INFORMATION SUPPLIED
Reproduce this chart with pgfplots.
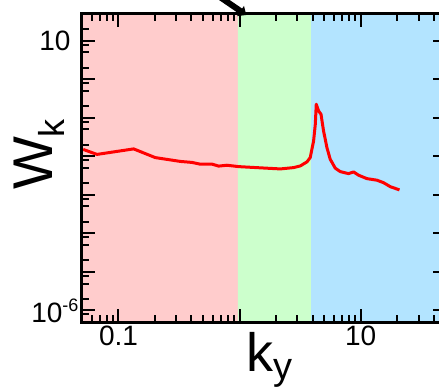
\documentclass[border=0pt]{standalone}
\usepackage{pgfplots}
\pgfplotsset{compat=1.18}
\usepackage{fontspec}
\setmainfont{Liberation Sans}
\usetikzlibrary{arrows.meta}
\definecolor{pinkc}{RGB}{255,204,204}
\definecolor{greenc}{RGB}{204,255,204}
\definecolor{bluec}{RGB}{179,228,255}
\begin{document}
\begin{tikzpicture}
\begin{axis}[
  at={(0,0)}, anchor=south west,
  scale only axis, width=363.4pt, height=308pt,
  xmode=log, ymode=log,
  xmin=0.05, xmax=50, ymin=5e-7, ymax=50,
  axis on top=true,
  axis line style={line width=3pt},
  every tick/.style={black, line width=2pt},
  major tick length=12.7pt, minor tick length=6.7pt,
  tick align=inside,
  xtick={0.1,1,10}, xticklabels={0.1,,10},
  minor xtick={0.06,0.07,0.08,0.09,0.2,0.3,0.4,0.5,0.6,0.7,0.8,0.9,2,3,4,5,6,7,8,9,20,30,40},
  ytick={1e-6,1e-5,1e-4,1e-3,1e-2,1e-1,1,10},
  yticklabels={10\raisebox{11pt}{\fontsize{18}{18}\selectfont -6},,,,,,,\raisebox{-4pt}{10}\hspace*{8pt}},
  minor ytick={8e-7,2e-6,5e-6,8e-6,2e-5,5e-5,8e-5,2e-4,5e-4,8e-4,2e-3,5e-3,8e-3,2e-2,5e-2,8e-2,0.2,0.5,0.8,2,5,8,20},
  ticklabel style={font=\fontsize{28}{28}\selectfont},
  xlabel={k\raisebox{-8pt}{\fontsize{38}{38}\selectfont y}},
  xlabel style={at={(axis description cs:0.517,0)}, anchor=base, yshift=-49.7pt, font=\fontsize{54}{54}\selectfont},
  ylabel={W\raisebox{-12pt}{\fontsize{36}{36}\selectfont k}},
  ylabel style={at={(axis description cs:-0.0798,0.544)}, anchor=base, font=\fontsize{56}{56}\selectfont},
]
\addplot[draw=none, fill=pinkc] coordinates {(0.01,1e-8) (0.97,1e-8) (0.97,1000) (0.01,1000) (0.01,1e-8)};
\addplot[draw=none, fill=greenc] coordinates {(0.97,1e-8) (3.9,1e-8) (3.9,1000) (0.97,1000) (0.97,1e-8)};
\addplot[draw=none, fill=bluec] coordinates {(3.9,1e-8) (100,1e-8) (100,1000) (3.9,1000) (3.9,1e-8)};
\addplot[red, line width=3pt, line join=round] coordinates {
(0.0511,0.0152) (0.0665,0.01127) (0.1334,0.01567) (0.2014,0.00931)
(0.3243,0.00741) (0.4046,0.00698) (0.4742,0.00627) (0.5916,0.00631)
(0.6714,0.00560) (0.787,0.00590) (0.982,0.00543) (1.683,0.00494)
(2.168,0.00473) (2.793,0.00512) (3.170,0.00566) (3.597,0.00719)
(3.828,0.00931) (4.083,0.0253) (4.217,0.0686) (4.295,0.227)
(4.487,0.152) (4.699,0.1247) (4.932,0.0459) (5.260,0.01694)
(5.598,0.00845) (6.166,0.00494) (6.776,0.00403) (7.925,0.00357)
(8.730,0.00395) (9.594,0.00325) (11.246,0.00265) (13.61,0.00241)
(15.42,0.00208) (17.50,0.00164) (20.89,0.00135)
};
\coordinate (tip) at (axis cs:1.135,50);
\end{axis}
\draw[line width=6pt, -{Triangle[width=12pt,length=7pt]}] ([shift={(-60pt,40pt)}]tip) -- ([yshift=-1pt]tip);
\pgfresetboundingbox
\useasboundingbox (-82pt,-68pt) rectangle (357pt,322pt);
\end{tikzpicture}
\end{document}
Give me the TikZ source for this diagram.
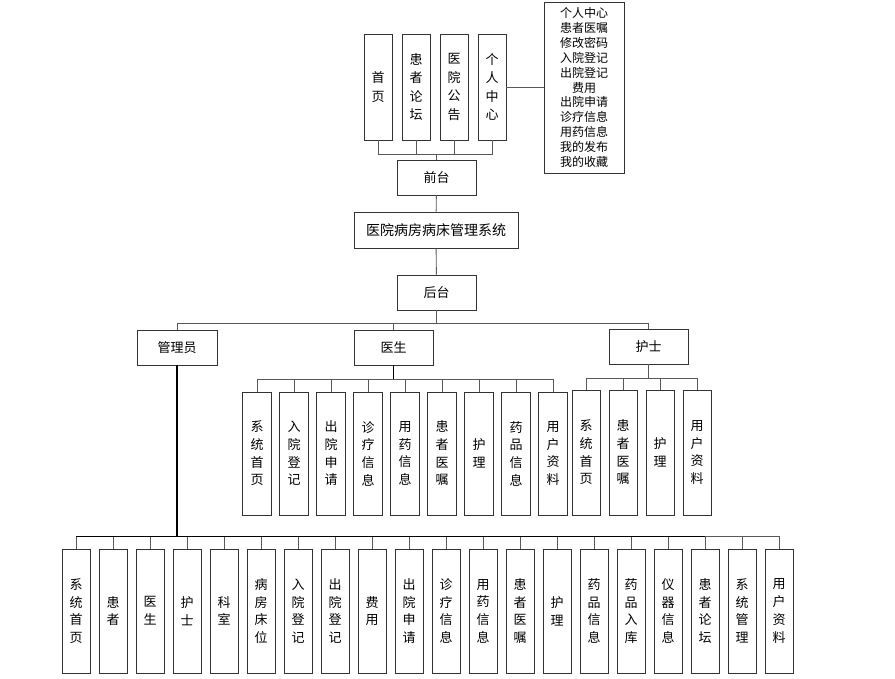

TASK REQUIREMENTS
Write out the entries above verbatim; the pictures do not belong in your copy.

OUTPUT OF THE TASK
Reproduce this chart with pgfplots.
\documentclass[border=0pt]{standalone}
\usepackage{pgfplots}
\pgfplotsset{compat=1.18}
\usepackage{fontspec}
\setmainfont{Liberation Sans}
\usetikzlibrary{arrows.meta}
\definecolor{pinkc}{RGB}{255,204,204}
\definecolor{greenc}{RGB}{204,255,204}
\definecolor{bluec}{RGB}{179,228,255}
\begin{document}
\begin{tikzpicture}
\begin{axis}[
  at={(0,0)}, anchor=south west,
  scale only axis, width=363.4pt, height=308pt,
  xmode=log, ymode=log,
  xmin=0.05, xmax=50, ymin=5e-7, ymax=50,
  axis on top=true,
  axis line style={line width=3pt},
  every tick/.style={black, line width=2pt},
  major tick length=12.7pt, minor tick length=6.7pt,
  tick align=inside,
  xtick={0.1,1,10}, xticklabels={0.1,,10},
  minor xtick={0.06,0.07,0.08,0.09,0.2,0.3,0.4,0.5,0.6,0.7,0.8,0.9,2,3,4,5,6,7,8,9,20,30,40},
  ytick={1e-6,1e-5,1e-4,1e-3,1e-2,1e-1,1,10},
  yticklabels={10\raisebox{11pt}{\fontsize{18}{18}\selectfont -6},,,,,,,\raisebox{-4pt}{10}\hspace*{8pt}},
  minor ytick={8e-7,2e-6,5e-6,8e-6,2e-5,5e-5,8e-5,2e-4,5e-4,8e-4,2e-3,5e-3,8e-3,2e-2,5e-2,8e-2,0.2,0.5,0.8,2,5,8,20},
  ticklabel style={font=\fontsize{28}{28}\selectfont},
  xlabel={k\raisebox{-8pt}{\fontsize{38}{38}\selectfont y}},
  xlabel style={at={(axis description cs:0.517,0)}, anchor=base, yshift=-49.7pt, font=\fontsize{54}{54}\selectfont},
  ylabel={W\raisebox{-12pt}{\fontsize{36}{36}\selectfont k}},
  ylabel style={at={(axis description cs:-0.0798,0.544)}, anchor=base, font=\fontsize{56}{56}\selectfont},
]
\addplot[draw=none, fill=pinkc] coordinates {(0.01,1e-8) (0.97,1e-8) (0.97,1000) (0.01,1000) (0.01,1e-8)};
\addplot[draw=none, fill=greenc] coordinates {(0.97,1e-8) (3.9,1e-8) (3.9,1000) (0.97,1000) (0.97,1e-8)};
\addplot[draw=none, fill=bluec] coordinates {(3.9,1e-8) (100,1e-8) (100,1000) (3.9,1000) (3.9,1e-8)};
\addplot[red, line width=3pt, line join=round] coordinates {
(0.0511,0.0152) (0.0665,0.01127) (0.1334,0.01567) (0.2014,0.00931)
(0.3243,0.00741) (0.4046,0.00698) (0.4742,0.00627) (0.5916,0.00631)
(0.6714,0.00560) (0.787,0.00590) (0.982,0.00543) (1.683,0.00494)
(2.168,0.00473) (2.793,0.00512) (3.170,0.00566) (3.597,0.00719)
(3.828,0.00931) (4.083,0.0253) (4.217,0.0686) (4.295,0.227)
(4.487,0.152) (4.699,0.1247) (4.932,0.0459) (5.260,0.01694)
(5.598,0.00845) (6.166,0.00494) (6.776,0.00403) (7.925,0.00357)
(8.730,0.00395) (9.594,0.00325) (11.246,0.00265) (13.61,0.00241)
(15.42,0.00208) (17.50,0.00164) (20.89,0.00135)
};
\coordinate (tip) at (axis cs:1.135,50);
\end{axis}
\draw[line width=6pt, -{Triangle[width=12pt,length=7pt]}] ([shift={(-60pt,40pt)}]tip) -- ([yshift=-1pt]tip);
\pgfresetboundingbox
\useasboundingbox (-82pt,-68pt) rectangle (357pt,322pt);
\end{tikzpicture}
\end{document}
Give me the TikZ source for this diagram.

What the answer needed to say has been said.